THOUSANDS of people in line for a £150 energy rebate need to see the money in their bank accounts soon, the leader of Carmarthenshire Labour said.
Cllr Rob James has urged Plaid Cymru – the majority party in Carmarthenshire – to “get a grip of the situation”.
A Plaid spokesman said council staff needed time to process the tens of thousands of payments, and that some other councils in Wales have said it would take months to do this.
The council, meanwhile, said it aimed to start paying eligible households from next week.
A nationwide £150 energy rebate for council tax A to D band households was announced by the Welsh Government in early April to help people with the cost of living crisis. It was in response to an average £693 rise in the energy cap for millions of people across the UK.
Councils, which process these £150 payments, have also received some discretionary funding to help those who need it the most.
Cllr James claimed that council tax A to D households in Carmarthenshire who paid their council tax by direct debit might not receive their £150 payment until the end of June, with council taxpayers who paid by other means not expected to receive it until the end of the summer.
Cllr James said neighbouring Swansea and Neath Port Talbot councils had already provided the support, or were in the process of doing so. He has now written to Plaid’s new leader, Cllr Darren Price, but did not blame in any way the council staff who process payments.
“It is deeply disappointing that the cost-of-living payments in Carmarthenshire have been delayed once more, especially when residents were promised these payments by the end of April initially,” said Cllr James.
“It’s time that this Plaid Cymru administration got a grip of the situation, as these payments are needed now,” he said.
The Plaid spokesman said:
“Carmarthenshire, with 190,000 residents, is the fourth largest in Wales by population, so obviously staff need time to process the tens of thousands of payments.
“The timescale is not exceptional. Indeed, some councils have said it will take months to process the payments.”
He added that the new administration would not actually be in place until the council’s annual general meeting on May 25. Plaid has 38 out of 75 councillors following last week’s council elections.

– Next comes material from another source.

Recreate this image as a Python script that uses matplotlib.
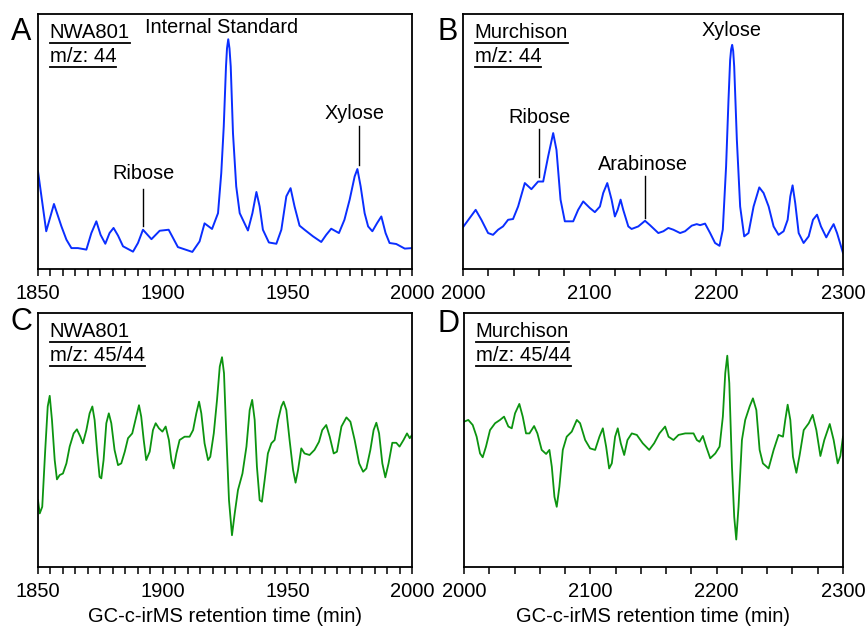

The Plaid spokesman said that after the annual meeting the new administration will set out “a bold vision to address the cost of living crisis”.
A council spokeswoman its aim was to start paying out to eligible households from next week.
“Households who do not pay by direct debit will receive a letter next week explaining the steps that they require to take to receive their payment,” she said.
The central Government-funded £150 rebate will cost £9.5 million in Carmarthenshire. The council has also received a £1.5 million discretionary fund on top. Deciding how to allocate the £1.5 million will require a political decision at cabinet.
“This will be done as soon as possible and as soon as committees reconvene following the recent local elections,” said the council spokeswoman.